Human language offers a unique unconstrained approach to probe through questions and reason through answers about social situations. This unconstrained approach extends previous attempts to model social intelligence through numeric supervision (e.g. sentiment and emotions labels). Social-IQ, is an unconstrained benchmark designed to train and evaluate socially intelligent technologies. By providing a rich source of open-ended questions and answers, Social-IQ opens the door to explainable social intelligence. The dataset contains rigorously annotated and validated videos, questions and answers, as well as annotations for the complexity level of each question and answer. Social-IQ contains 1,250 natural in-the-wild social situations, 7,500 questions and 52,500 correct and incorrect answers. Although humans can reason about social situations with very high accuracy (95.08%), existing state-of-the-art computational models struggle on this task.
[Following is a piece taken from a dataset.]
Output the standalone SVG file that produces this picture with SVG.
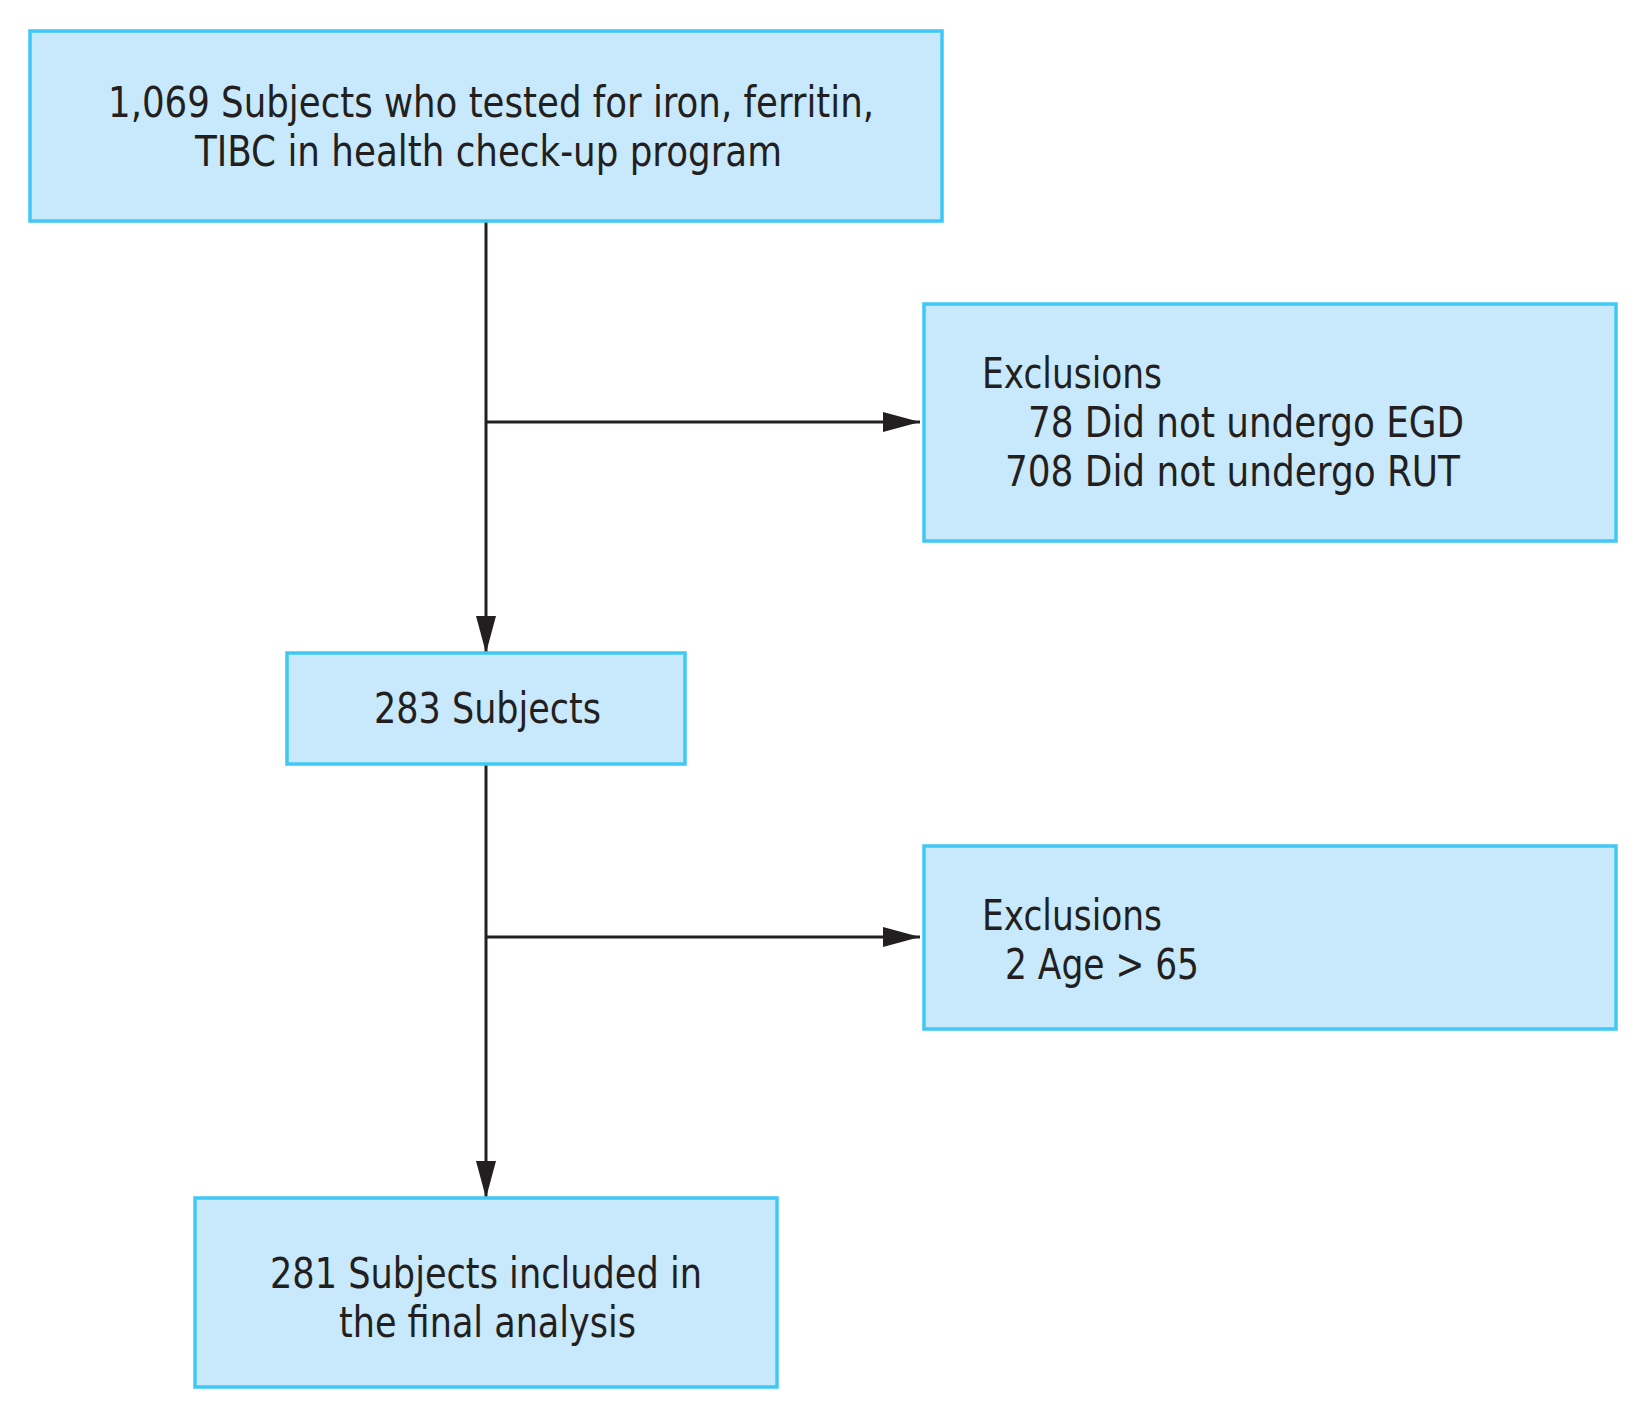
<svg xmlns="http://www.w3.org/2000/svg" width="1648" height="1419" viewBox="0 0 1648 1419">
<style>
.box{fill:#c7e9fb;stroke:#3fc8f4;stroke-width:3.5}
.t{font-family:"Liberation Sans Narrow","DejaVu Sans Condensed","Liberation Sans",sans-serif;font-size:43px;fill:#231f20}
.c{fill:none;stroke:#231f20;stroke-width:3}
</style>
<defs>
<marker id="ah" viewBox="0 0 37 20" refX="37" refY="10" markerWidth="37" markerHeight="20" markerUnits="userSpaceOnUse" orient="auto">
<path d="M0,0 L37,10 L0,20 Z" fill="#231f20"/>
</marker>
</defs>
<rect width="1648" height="1419" fill="#ffffff"/>
<g id="connectors">
<line class="c" x1="486" y1="221" x2="486" y2="653" marker-end="url(#ah)"/>
<line class="c" x1="486" y1="422" x2="920" y2="422" marker-end="url(#ah)"/>
<line class="c" x1="486" y1="764" x2="486" y2="1198" marker-end="url(#ah)"/>
<line class="c" x1="486" y1="937" x2="920" y2="937" marker-end="url(#ah)"/>
</g>
<g id="node-start">
<rect class="box" x="30" y="31" width="912" height="190"/>
<text class="t" x="108" y="117" textLength="766" lengthAdjust="spacingAndGlyphs">1,069 Subjects who tested for iron, ferritin,</text>
<text class="t" x="195" y="166" textLength="587" lengthAdjust="spacingAndGlyphs">TIBC in health check-up program</text>
</g>
<g id="node-excl1">
<rect class="box" x="924" y="304" width="692" height="237"/>
<text class="t" x="982" y="388" textLength="180" lengthAdjust="spacingAndGlyphs">Exclusions</text>
<text class="t" x="1028" y="437" textLength="436" lengthAdjust="spacingAndGlyphs">78 Did not undergo EGD</text>
<text class="t" x="1005" y="486" textLength="455" lengthAdjust="spacingAndGlyphs">708 Did not undergo RUT</text>
</g>
<g id="node-283">
<rect class="box" x="287" y="653" width="398" height="111"/>
<text class="t" x="374" y="723" textLength="227" lengthAdjust="spacingAndGlyphs">283 Subjects</text>
</g>
<g id="node-excl2">
<rect class="box" x="924" y="846" width="692" height="183"/>
<text class="t" x="982" y="930" textLength="180" lengthAdjust="spacingAndGlyphs">Exclusions</text>
<text class="t" x="1005" y="979" textLength="194" lengthAdjust="spacingAndGlyphs">2 Age &gt; 65</text>
</g>
<g id="node-final">
<rect class="box" x="195" y="1198" width="582" height="189"/>
<text class="t" x="270" y="1288" textLength="432" lengthAdjust="spacingAndGlyphs">281 Subjects included in</text>
<text class="t" x="339" y="1337" textLength="297" lengthAdjust="spacingAndGlyphs">the final analysis</text>
</g>
</svg>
Question Statistics: The Social-IQ dataset contains a total of 7500 questions (6 per video). Figure 2 (a) demonstrates the distribution of question length in terms of number of words. The average length of questions in Social-IQ is 10.87 words. Figure 2 (c) shows the different question types in the Social-IQ dataset. Questions starting with why and how, which often require causal reasoning, are the largest group of questions in Social-IQ. This is a unique feature of the Social-IQ dataset and a distinguishing factor of Social-IQ from other multimodal QA datasets (which commonly have what (object) and who questions as the most common). Figure 2 (e) demonstrates the distribution of complexity across questions of the Social-IQ. Majority of the dataset consists of advanced and intermediate questions (with almost equal share between the two) while easy questions share a small portion of the dataset. The distribution of question types and complexity levels in Social-IQ demonstrates the challenging nature of the dataset.
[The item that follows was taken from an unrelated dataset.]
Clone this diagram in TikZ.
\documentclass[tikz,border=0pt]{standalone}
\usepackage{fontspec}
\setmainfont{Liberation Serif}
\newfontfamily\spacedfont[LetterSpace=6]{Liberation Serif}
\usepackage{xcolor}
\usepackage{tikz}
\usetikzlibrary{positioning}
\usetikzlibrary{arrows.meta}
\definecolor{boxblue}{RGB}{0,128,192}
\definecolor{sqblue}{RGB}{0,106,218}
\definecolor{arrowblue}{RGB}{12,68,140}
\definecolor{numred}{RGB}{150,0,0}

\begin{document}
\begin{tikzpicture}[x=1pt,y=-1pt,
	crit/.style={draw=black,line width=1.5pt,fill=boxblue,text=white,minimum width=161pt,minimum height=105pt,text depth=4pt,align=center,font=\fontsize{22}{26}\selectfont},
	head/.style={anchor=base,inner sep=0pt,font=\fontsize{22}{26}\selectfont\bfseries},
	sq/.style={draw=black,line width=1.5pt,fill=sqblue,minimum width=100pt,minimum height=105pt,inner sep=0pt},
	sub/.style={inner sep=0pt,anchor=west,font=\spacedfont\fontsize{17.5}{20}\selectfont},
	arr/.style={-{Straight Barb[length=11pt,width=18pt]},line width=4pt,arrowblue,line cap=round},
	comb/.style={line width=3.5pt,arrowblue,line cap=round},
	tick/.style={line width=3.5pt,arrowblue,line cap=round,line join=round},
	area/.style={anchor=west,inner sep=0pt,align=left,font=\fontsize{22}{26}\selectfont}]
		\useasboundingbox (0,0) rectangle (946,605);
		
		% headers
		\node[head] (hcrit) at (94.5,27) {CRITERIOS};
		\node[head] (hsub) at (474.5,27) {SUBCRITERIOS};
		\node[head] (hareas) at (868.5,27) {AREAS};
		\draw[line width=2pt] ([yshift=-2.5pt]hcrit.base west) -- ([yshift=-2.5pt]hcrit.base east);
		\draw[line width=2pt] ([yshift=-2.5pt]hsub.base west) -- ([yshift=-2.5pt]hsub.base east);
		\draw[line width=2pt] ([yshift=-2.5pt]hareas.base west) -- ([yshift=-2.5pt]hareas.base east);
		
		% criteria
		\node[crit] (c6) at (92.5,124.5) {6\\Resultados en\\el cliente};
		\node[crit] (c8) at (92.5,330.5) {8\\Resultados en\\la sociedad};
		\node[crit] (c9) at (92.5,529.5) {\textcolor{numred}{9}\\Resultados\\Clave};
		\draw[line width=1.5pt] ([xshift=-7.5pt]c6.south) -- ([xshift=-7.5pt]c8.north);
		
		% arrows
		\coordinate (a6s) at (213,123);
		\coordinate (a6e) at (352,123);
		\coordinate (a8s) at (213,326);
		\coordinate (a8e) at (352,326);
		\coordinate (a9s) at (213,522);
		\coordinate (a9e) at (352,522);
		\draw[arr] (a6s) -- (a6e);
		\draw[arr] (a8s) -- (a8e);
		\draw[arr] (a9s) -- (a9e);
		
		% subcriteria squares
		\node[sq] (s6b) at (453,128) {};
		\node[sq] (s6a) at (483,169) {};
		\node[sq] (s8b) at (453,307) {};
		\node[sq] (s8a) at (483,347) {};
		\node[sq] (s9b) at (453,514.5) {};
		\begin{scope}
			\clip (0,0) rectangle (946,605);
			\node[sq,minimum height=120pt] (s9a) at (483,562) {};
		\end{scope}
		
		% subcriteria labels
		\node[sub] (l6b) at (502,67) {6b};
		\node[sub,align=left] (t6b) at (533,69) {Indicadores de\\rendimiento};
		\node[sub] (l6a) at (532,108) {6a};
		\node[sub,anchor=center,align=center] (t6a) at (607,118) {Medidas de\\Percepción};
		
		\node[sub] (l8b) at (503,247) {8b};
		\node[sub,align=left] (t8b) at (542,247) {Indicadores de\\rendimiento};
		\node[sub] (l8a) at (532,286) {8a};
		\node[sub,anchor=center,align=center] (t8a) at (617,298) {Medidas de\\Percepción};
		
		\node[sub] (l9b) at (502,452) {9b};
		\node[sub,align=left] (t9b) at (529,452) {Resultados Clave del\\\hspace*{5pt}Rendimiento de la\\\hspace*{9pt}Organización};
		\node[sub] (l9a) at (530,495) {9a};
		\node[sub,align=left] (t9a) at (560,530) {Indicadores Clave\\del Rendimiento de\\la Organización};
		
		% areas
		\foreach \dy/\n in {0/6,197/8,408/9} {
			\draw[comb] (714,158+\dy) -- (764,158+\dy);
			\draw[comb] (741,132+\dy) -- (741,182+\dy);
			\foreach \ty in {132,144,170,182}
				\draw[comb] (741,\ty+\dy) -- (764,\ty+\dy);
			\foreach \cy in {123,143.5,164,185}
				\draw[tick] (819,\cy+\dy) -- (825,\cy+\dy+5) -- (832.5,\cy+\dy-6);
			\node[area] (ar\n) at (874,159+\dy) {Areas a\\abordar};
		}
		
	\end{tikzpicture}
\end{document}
Answer Statistics: Social-IQ contains a total of 30,000 correct (4 per question) and 22,500 (3 per question) incorrect answers. Figure 2 (b) demonstrates the distribution of word length for answers in the Social-IQ dataset. Both the correct (green) and incorrect (red) answers follow similar distribution. On average, there are a total of 10.46 words per answer in Social-IQ. This is also a unique characteristic of the Social-IQ dataset since the average answer length is longer than other multimodal QA datasets (with average length between 1.24 to 5.3 words). The long average length demonstrates the level of detail included in Social-IQ answers. Presence of multiple correct answers in the Social-IQ dataset allows for modeling diversity and subjectivity across annotators in cases where multiple explanations are correct for a certain question. Furthermore, having multiple correct answers enables answer generation tasks (which often require multiple correct answers for successful evaluation).
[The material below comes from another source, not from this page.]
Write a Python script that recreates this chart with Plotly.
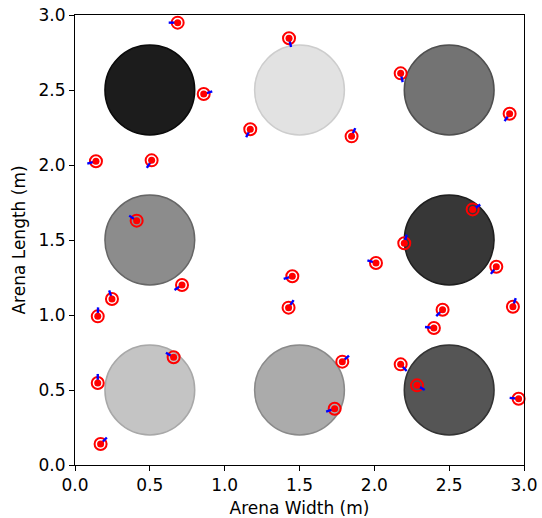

Multimedia Statistics: Social-IQ dataset consists of a total of 1,250 videos from YouTube. Figure 2 (f) demonstrates an overview of categories of the videos in Social-IQ. There is a total of 1,239 minutes of annotated video content (across 10,529 minutes of full videos). Figure 2 (d) shows the distribution of number of characters in videos. All the videos in the Social-IQ dataset contain manual transcriptions with detailed timestamps.
Acquiring the data
The data will be released as a part of our CMU Multimodal SDK (https://github.com/A2Zadeh/CMU-MultimodalSDK). To download all the processed data, simply use:
>>> from mmsdk import mmdatasdk >>> socialiq_highlevel=mmdatasdk.mmdataset(mmdatasdk.socialiq.highlevel,'socialiq/') >>> folds=mmdatasdk.socialiq.standard_train_fold,mmdatasdk.socialiq.standard_valid_fold
Social-IQ 1.0 has no public test data, since the test set will be used for challenges and workshops. However, we are releasing a public test set here. This public test is different than the challenge test set, which the original paper reports results on. To submit to challenge test set, please contact us by email.
You can also download the raw data here
Running the Tensor-MFN code
Please find the code in the code folder. First run the dl_and_align.py to download the dataset. Subsequently, run the tmfn_bert.py.